New Zealand mortality protection gap predicted to widen

Reinsurer discusses why New Zealanders are still underinsuring their resources

New Zealand mortality protection gap predicted to widen

Insurance News

By Ksenia Stepanova

New Zealanders may be significantly underinsuring their financial resources, according to a study conducted by Swiss Re, which has estimated that the ‘mortality protection gap’ for New Zealand households will rise to over $750 billion within the next 10 years.

The study, which looked at attitudes and behaviours towards life insurance, estimated that the protection gap was sitting at $640 billion in 2020, but is projected to widen substantially over the next decade due to rising consumption, and also a rise in debt levels.

Swiss Re noted that almost two thirds of New Zealand households have a protection gap of some degree, which is defined as the difference between the amount needed to sustain living expenses in the event of the primary earner’s death, and the household’s existing resources and protection.

Swiss Re divisional client executive and head of life & health in New Zealand Kresh Wright said that there have been a number of factors driving this protection gap, with the most significant factors being a lack of savings and assets, and an increase in ‘young households.’

“The Swiss Re methodology for this study was quite straightforward, and it essentially defined the ‘protection gap’ as the amount that would be needed to replace your income and to pay your household debts, and it also took into account any resources you have available to cover those two things - whether that’s savings, property, any other assets, and of course existing life insurance,” Wright said.

“In New Zealand, there are two angles to what has perhaps contributed to the protection gap.
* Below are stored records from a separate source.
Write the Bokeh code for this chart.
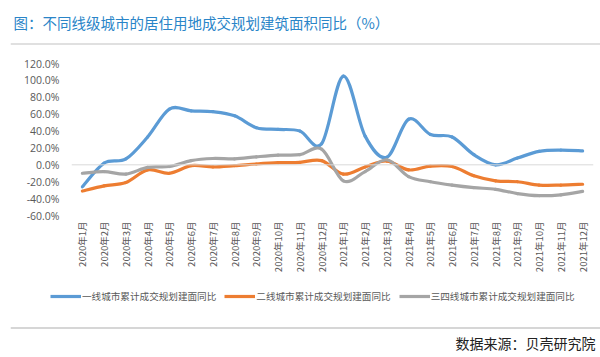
import math
from bokeh.plotting import figure
from bokeh.layouts import column
from bokeh.models import (Label, Span, Legend, LegendItem, FixedTicker,
                          PrintfTickFormatter, ColumnDataSource, Range1d)
from bokeh.embed import file_html
from bokeh.resources import INLINE

months = ["2020年1月", "2020年2月", "2020年3月", "2020年4月", "2020年5月", "2020年6月",
          "2020年7月", "2020年8月", "2020年9月", "2020年10月", "2020年11月", "2020年12月",
          "2021年1月", "2021年2月", "2021年3月", "2021年4月", "2021年5月", "2021年6月",
          "2021年7月", "2021年8月", "2021年9月", "2021年10月", "2021年11月", "2021年12月"]
tier1 = [-26, 2, 7, 33, 66, 64, 63, 58, 44, 42, 40, 25, 105, 34, 9, 54, 36, 33, 12, 0, 8, 16, 17.5, 16.5]
tier2 = [-31, -25, -21, -6, -10, -1, -2.5, -1, 1, 2.5, 3, 5, -11, -2.5, 4.5, -6, -1.5, -2, -13, -19, -20, -24, -24, -23]
tier34 = [-10, -8, -11, -3, -2, 5, 7.5, 7, 9.5, 11.5, 12, 18.5, -19, -8, 6, -14, -20, -24, -27, -29, -34, -36.5, -35.5, -31.5]
series_names = ["一线城市累计成交规划建面同比", "二线城市累计成交规划建面同比", "三四线城市累计成交规划建面同比"]
colors = ["#5b9bd5", "#ed7d31", "#a5a5a5"]
y_ticks = [-60, -40, -20, 0, 20, 40, 60, 80, 100, 120]
title_text = "图：不同线级城市的居住用地成交规划建筑面积同比（%）"
source_text = "数据来源：贝壳研究院"

W = 600
HEAD_H, MAIN_H = 47, 233
FOOT_H = 357 - HEAD_H - MAIN_H


def blank_fig(h):
    f = figure(width=W, height=h, output_backend="svg", toolbar_location=None,
               x_range=Range1d(10, W), y_range=Range1d(h, 0),
               x_axis_location=None, y_axis_location=None,
               min_border_left=10, min_border_right=0, min_border_top=0, min_border_bottom=0)
    f.grid.visible = False
    f.outline_line_color = None
    f.background_fill_color = "white"
    f.border_fill_color = "white"
    return f


# ---------- header ----------
head = blank_fig(HEAD_H)
head.add_layout(Label(x=13, y=22, text=title_text, text_font="Noto Sans CJK SC",
                      text_font_size="14.5px", text_color="#2a85c8", text_baseline="middle"))
head.add_layout(Span(location=43.5, dimension="width", line_color="#d6d6d6", line_width=1.5))

# ---------- main chart ----------
p = figure(width=W, height=MAIN_H, output_backend="svg", toolbar_location=None,
           x_range=(-0.5, len(months) - 0.5), y_range=(-60, 120),
           min_border_left=71, min_border_right=7, min_border_top=16, min_border_bottom=65)
p.background_fill_color = "white"
p.border_fill_color = "white"
p.outline_line_color = None
p.xgrid.visible = False
p.ygrid.visible = False

p.yaxis.ticker = FixedTicker(ticks=y_ticks)
p.yaxis.formatter = PrintfTickFormatter(format="%.1f%%")
p.yaxis.axis_line_color = None
p.yaxis.major_tick_line_color = None
p.yaxis.minor_tick_line_color = None
p.yaxis.major_tick_out = 0
p.yaxis.minor_tick_out = 0
p.yaxis.major_label_standoff = 12
p.yaxis.major_label_text_font = "Open Sans"
p.yaxis.major_label_text_font_size = "10.5px"
p.yaxis.major_label_text_color = "#595959"

p.xaxis.ticker = FixedTicker(ticks=list(range(len(months))))
p.xaxis.major_label_overrides = {i: m for i, m in enumerate(months)}
p.xaxis.major_label_orientation = math.pi / 2
p.xaxis.axis_line_color = None
p.xaxis.major_tick_line_color = None
p.xaxis.minor_tick_line_color = None
p.xaxis.major_tick_out = 0
p.xaxis.minor_tick_out = 0
p.xaxis.major_label_standoff = 6
p.xaxis.major_label_text_font = "Noto Sans CJK SC"
p.xaxis.major_label_text_font_size = "9.5px"
p.xaxis.major_label_text_color = "#595959"

p.add_layout(Span(location=0, dimension="width", line_color="#d9d9d9", line_width=1))


def bezier_source(vals):
    n = len(vals)
    d = dict(x0=[], y0=[], x1=[], y1=[], cx0=[], cy0=[], cx1=[], cy1=[])
    for i in range(n - 1):
        xm, xp = max(i - 1, 0), min(i + 2, n - 1)
        d["x0"].append(i); d["y0"].append(vals[i])
        d["x1"].append(i + 1); d["y1"].append(vals[i + 1])
        d["cx0"].append(i + (i + 1 - xm) / 6); d["cy0"].append(vals[i] + (vals[i + 1] - vals[xm]) / 6)
        d["cx1"].append(i + 1 - (xp - i) / 6); d["cy1"].append(vals[i + 1] - (vals[xp] - vals[i]) / 6)
    return ColumnDataSource(d)


for vals, col in zip([tier1, tier2, tier34], colors):
    p.bezier(x0="x0", y0="y0", x1="x1", y1="y1", cx0="cx0", cy0="cy0", cx1="cx1", cy1="cy1",
             source=bezier_source(vals), line_color=col, line_width=3.2, line_cap="round")

# ---------- footer: legend + source ----------
foot = blank_fig(FOOT_H)
items = []
for name, col in zip(series_names, colors):
    r = foot.line(x=[float("nan")], y=[float("nan")], line_color=col, line_width=3.2)
    items.append(LegendItem(label=name, renderers=[r]))
legend = Legend(items=items, orientation="horizontal", location=(40, FOOT_H - 23),
                padding=0, margin=0, spacing=8, label_standoff=1,
                glyph_width=31, glyph_height=12, label_height=12,
                label_text_font="Noto Sans CJK SC", label_text_font_size="9.6px",
                label_text_color="#595959", border_line_color=None,
                background_fill_alpha=0)
foot.add_layout(legend)
foot.add_layout(Span(location=47.5, dimension="width", line_color="#c8c8c8", line_width=1.5))
foot.add_layout(Label(x=595, y=62, text=source_text, text_font="Noto Sans CJK SC",
                      text_font_size="14px", text_color="#222222",
                      text_align="right", text_baseline="middle"))

layout = column(column(head), column(p), column(foot), spacing=0)
open("out.html", "w").write(file_html(layout, INLINE))
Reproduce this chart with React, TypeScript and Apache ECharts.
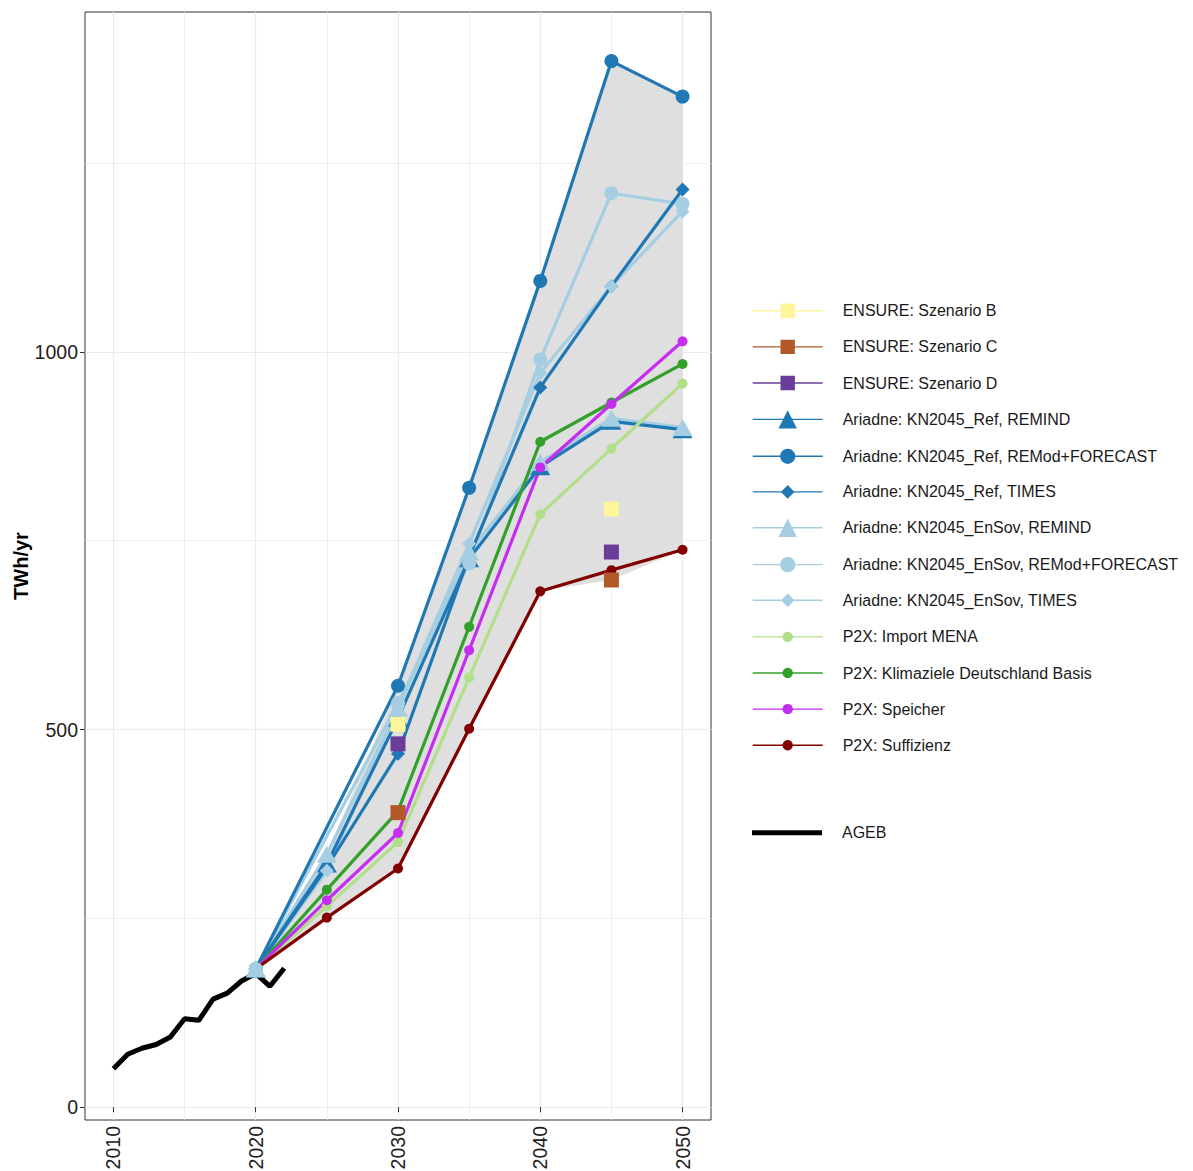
import { useEffect, useRef } from 'react'
import * as echarts from 'echarts'

// scenario years
const years = [2020, 2025, 2030, 2035, 2040, 2045, 2050]

// ENSURE (points only)
const ensureB = [null, null, 507, null, null, 792, null]
const ensureC = [null, null, 390, null, null, 698, null]
const ensureD = [null, null, 481, null, null, 735, null]

// Ariadne
const refRemind = [183, 322, 515, 726, 848, 908, 897]
const refRemod = [183, null, 558, 820, 1094, 1385, 1338]
const refTimes = [183, 318, 468, 729, 953, 1087, 1215]
const ensovRemind = [183, 335, 528, 735, 854, 912, 900]
const ensovRemod = [183, null, 535, 720, 990, 1210, 1196]
const ensovTimes = [183, 313, 530, 746, 972, 1087, 1186]

// P2X
const importMena = [183, 266, 351, 569, 785, 872, 958]
const klimaziele = [183, 288, 392, 636, 881, 933, 984]
const speicher = [183, 274, 363, 605, 847, 931, 1014]
const suffizienz = [183, 251, 316, 501, 683, 711, 738]

// AGEB history
const agebYears = [2010, 2011, 2012, 2013, 2014, 2015, 2016, 2017, 2018, 2019, 2020, 2021, 2022]
const agebValues = [51, 70, 78, 83, 93, 117, 115, 143, 151, 167, 177, 160, 184]

// axis ticks
const xMajor = [2010, 2020, 2030, 2040, 2050]
const xMinor = [2015, 2025, 2035, 2045]
const yMajor = [0, 500, 1000]
const yMinor = [250, 750, 1250]

const FONT = '"Liberation Sans", Arial, sans-serif'
const REF = '#1F78B4'
const ENSOV = '#A6CEE3'

type Scenario = {
  name: string
  values: (number | null)[]
  color: string
  symbol: string
  size: number | number[]
  legendH: number
  lineOrder: number
  pointOrder: number
  hideStart?: boolean
}

// legend order; lineOrder / pointOrder give the drawing order
const scenarios: Scenario[] = [
  { name: 'ENSURE: Szenario B', values: ensureB, color: '#FFF59A', symbol: 'rect', size: 15, legendH: 18, lineOrder: 10, pointOrder: 10 },
  { name: 'ENSURE: Szenario C', values: ensureC, color: '#B15928', symbol: 'rect', size: 15, legendH: 18, lineOrder: 11, pointOrder: 11 },
  { name: 'ENSURE: Szenario D', values: ensureD, color: '#6A3D9A', symbol: 'rect', size: 15, legendH: 18, lineOrder: 12, pointOrder: 12 },
  { name: 'Ariadne: KN2045_Ref, REMIND', values: refRemind, color: REF, symbol: 'triangle', size: [20, 17], legendH: 23, lineOrder: 3, pointOrder: 0 },
  { name: 'Ariadne: KN2045_Ref, REMod+FORECAST', values: refRemod, color: REF, symbol: 'circle', size: 14, legendH: 19, lineOrder: 4, pointOrder: 1 },
  { name: 'Ariadne: KN2045_Ref, TIMES', values: refTimes, color: REF, symbol: 'diamond', size: 14, legendH: 17, lineOrder: 5, pointOrder: 2 },
  { name: 'Ariadne: KN2045_EnSov, REMIND', values: ensovRemind, color: ENSOV, symbol: 'triangle', size: [20, 17], legendH: 23, lineOrder: 0, pointOrder: 3 },
  { name: 'Ariadne: KN2045_EnSov, REMod+FORECAST', values: ensovRemod, color: ENSOV, symbol: 'circle', size: 14, legendH: 19, lineOrder: 1, pointOrder: 4 },
  { name: 'Ariadne: KN2045_EnSov, TIMES', values: ensovTimes, color: ENSOV, symbol: 'diamond', size: 14, legendH: 17, lineOrder: 2, pointOrder: 5 },
  { name: 'P2X: Import MENA', values: importMena, color: '#B2DF8A', symbol: 'circle', size: 10, legendH: 13, lineOrder: 6, pointOrder: 6, hideStart: true },
  { name: 'P2X: Klimaziele Deutschland Basis', values: klimaziele, color: '#33A02C', symbol: 'circle', size: 10, legendH: 13, lineOrder: 7, pointOrder: 7, hideStart: true },
  { name: 'P2X: Speicher', values: speicher, color: '#C52DF0', symbol: 'circle', size: 10, legendH: 13, lineOrder: 8, pointOrder: 8, hideStart: true },
  { name: 'P2X: Suffizienz', values: suffizienz, color: '#800000', symbol: 'circle', size: 10, legendH: 13, lineOrder: 9, pointOrder: 9, hideStart: true },
]

// min / max envelope of all scenarios per year
const ribbonLo = years.map((_, i) =>
  Math.min(...scenarios.map((s) => s.values[i]).filter((v): v is number => v != null))
)
const ribbonHi = years.map((_, i) =>
  Math.max(...scenarios.map((s) => s.values[i]).filter((v): v is number => v != null))
)

export default function App() {
  const chartRef = useRef<HTMLDivElement>(null)

  useEffect(() => {
    if (!chartRef.current) return
    document.body.style.margin = '0'
    const chart = echarts.init(chartRef.current, null, { renderer: 'svg' })

    const tickLabel = {
      fontSize: 19.5,
      color: '#222',
      fontFamily: FONT,
      formatter: (v: number) => String(v),
    }
    const majorLine = { color: '#EBEBEB', width: 1.2 }
    const minorLine = { color: '#EBEBEB', width: 0.8 }
    const legendText = { fontSize: 16, color: '#1a1a1a', fontFamily: FONT, padding: [0, 0, 0, 15] }

    const legends: any[] = scenarios.map((s, k) => {
      const cy = 310.3 + 36.12 * k
      const shift = s.legendH >= 19 ? 3 : 1.5
      return {
        data: [s.name],
        left: 752,
        top: cy - Math.max(s.legendH, 16) / 2 + shift,
        padding: 0,
        itemWidth: 70,
        itemHeight: s.legendH,
        selectedMode: false,
        lineStyle: { width: 1.4 },
        textStyle: legendText,
      }
    })
    legends.push({
      data: [{ name: 'AGEB', icon: 'rect' }],
      left: 752,
      top: 831.7 - 8 + 1,
      padding: 0,
      itemWidth: 70,
      itemHeight: 5,
      selectedMode: false,
      textStyle: legendText,
    })

    const lineSeries = [...scenarios]
      .sort((a, b) => a.lineOrder - b.lineOrder)
      .map((s) => ({
        type: 'line',
        name: s.name,
        xAxisIndex: 0,
        yAxisIndex: 0,
        z: 2,
        data: years.map((y, i) => [y, s.values[i]]),
        connectNulls: !s.name.startsWith('ENSURE'),
        symbol: s.symbol,
        symbolSize: s.size,
        showSymbol: false,
        lineStyle: { color: s.color, width: 3.2 },
        itemStyle: { color: s.color },
        emphasis: { disabled: true },
        silent: true,
      }))

    const pointSeries = [...scenarios]
      .sort((a, b) => a.pointOrder - b.pointOrder)
      .map((s) => ({
        type: 'scatter',
        name: s.name,
        xAxisIndex: 0,
        yAxisIndex: 0,
        z: 3,
        data: years
          .map((y, i) => [y, s.values[i]])
          .filter((d, i) => d[1] != null && !(s.hideStart && i === 0)),
        symbol: s.symbol,
        symbolSize: s.size,
        itemStyle: { color: s.color, opacity: 1 },
        emphasis: { disabled: true },
        silent: true,
      }))

    chart.setOption({
      animation: false,
      backgroundColor: '#fff',
      grid: {
        left: 85,
        top: 12,
        width: 626,
        height: 1108,
        containLabel: false,
        outerBoundsMode: 'none',
        show: true,
        borderColor: '#333',
        borderWidth: 1,
        backgroundColor: 'transparent',
      },
      legend: legends,
      xAxis: [
        {
          type: 'value',
          min: 2008,
          max: 2052,
          axisLine: { show: false },
          axisTick: { show: true, length: 5, customValues: xMajor, lineStyle: { color: '#333' } },
          axisLabel: { customValues: xMajor, rotate: 90, margin: 6, ...tickLabel },
          splitLine: { show: true, lineStyle: majorLine },
        },
        {
          type: 'value',
          min: 2008,
          max: 2052,
          position: 'bottom',
          axisLine: { show: false },
          axisTick: { show: false, customValues: xMinor },
          axisLabel: { show: false },
          splitLine: { show: true, lineStyle: minorLine },
        },
      ],
      yAxis: [
        {
          type: 'value',
          min: -17,
          max: 1450,
          name: 'TWh/yr',
          nameLocation: 'middle',
          nameGap: 54,
          nameMoveOverlap: false,
          nameTextStyle: { fontSize: 20, fontWeight: 'bold', color: '#000', fontFamily: FONT },
          axisLine: { show: false },
          axisTick: { show: true, length: 5, customValues: yMajor, lineStyle: { color: '#333' } },
          axisLabel: { customValues: yMajor, margin: 7, ...tickLabel },
          splitLine: { show: true, lineStyle: majorLine },
        },
        {
          type: 'value',
          min: -17,
          max: 1450,
          position: 'left',
          axisLine: { show: false },
          axisTick: { show: false, customValues: yMinor },
          axisLabel: { show: false },
          splitLine: { show: true, lineStyle: minorLine },
        },
      ],
      series: [
        {
          type: 'custom',
          name: 'range',
          xAxisIndex: 0,
          yAxisIndex: 0,
          z: 1,
          silent: true,
          data: years.map((y, i) => [y, ribbonLo[i], ribbonHi[i]]),
          encode: { x: 0, y: [1, 2] },
          renderItem: (params: any, api: any) => {
            if (params.dataIndex !== 0) return null
            const top = years.map((y, i) => api.coord([y, ribbonHi[i]]))
            const bottom = years.map((y, i) => api.coord([y, ribbonLo[i]])).reverse()
            return {
              type: 'polygon',
              shape: { points: [...top, ...bottom] },
              style: { fill: '#DFDFDF' },
            }
          },
        },
        {
          type: 'line',
          name: 'AGEB',
          xAxisIndex: 0,
          yAxisIndex: 0,
          z: 2,
          data: agebYears.map((y, i) => [y, agebValues[i]]),
          symbol: 'none',
          lineStyle: { color: '#000', width: 5 },
          itemStyle: { color: '#000' },
          silent: true,
        },
        ...lineSeries,
        ...pointSeries,
      ],
    })

    return () => {
      chart.dispose()
    }
  }, [])

  return <div ref={chartRef} style={{ width: '1193px', height: '1171px' }}></div>
}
From a purely quantitative perspective, the gap here is really driven by a lack of financial resources.”

“That essentially means a lack of savings, assets and insurance,” Wright explained.

“The other interesting thing that we saw was that there is a slightly higher concentration of younger households with high-earning primary earners, and that essentially means that these people are at the beginning of their working lifetime, and they haven’t yet had a chance to build up their wealth.”

“From the perspective of the consumer, there is also a bit of a perception gap - that is, how much they think they need versus how much they actually need,” Wright added.

“But on the positive side, New Zealanders are actually very aware of their financial risks, and they know that they need protection. But the problem is that they underestimate how much they need, and that perception gap is really key.”

When it comes to bridging this gap, Wright said that both insurers and advisers have a vital role to play. She said that the figures present a ‘great opportunity’ for insurers to simplify their life products, and also to educate customers on how various aspects of insurance work to protect them.

“Our projections off the back of our survey do expect the gap to grow if nothing is done, and that’s because the amount of debt and consumption is unfortunately high in New Zealand, and it’s expected to be high going into the future,” Wright said.

“Life expectancy continues to increase, income continues to grow, and the overall population continues to grow, and these are all contributing factors.”

“Historically, advisers have been really important in how insurance is sold in New Zealand,” she explained.

“We believe the biggest opportunity here is to educate New Zealanders around the benefits of insurance, and how that can help to bridge this gap.”

“It’s also on the insurers themselves - there are a lot of products out there that do the job, but are really quite complicated,” Wright said.

“For the average Kiwi, it’s quite a big task to sit down and understand what a policy is all about, what triggers a claim event, all the different conditions, etc. There’s a big opportunity for insurers to look at developing much simpler products, and also products that can be tailored and personalised to individuals as they go through their life journey. Their protection needs will change over their lifetime, so it’s important that their policy can change along with that.”

Commenting on the results of the study, head of life & health in Australia and New Zealand Leigh Watson said that the COVID-19 crisis is as good a time as any for insurers to start thinking about these issues, and about how they can ensure a higher overall level of coverage across the population.

“As an industry, we have a role to play in assisting households to understand their financial exposure and there is no better time to do this than in response to the unfolding global health crisis,” Watson said.

“We, as life insurers, have a unique opportunity to ensure that our insurance offerings and benefits are sustainably designed and priced, providing value for our consumers and adequately reflecting underlying risks from unexpected events.”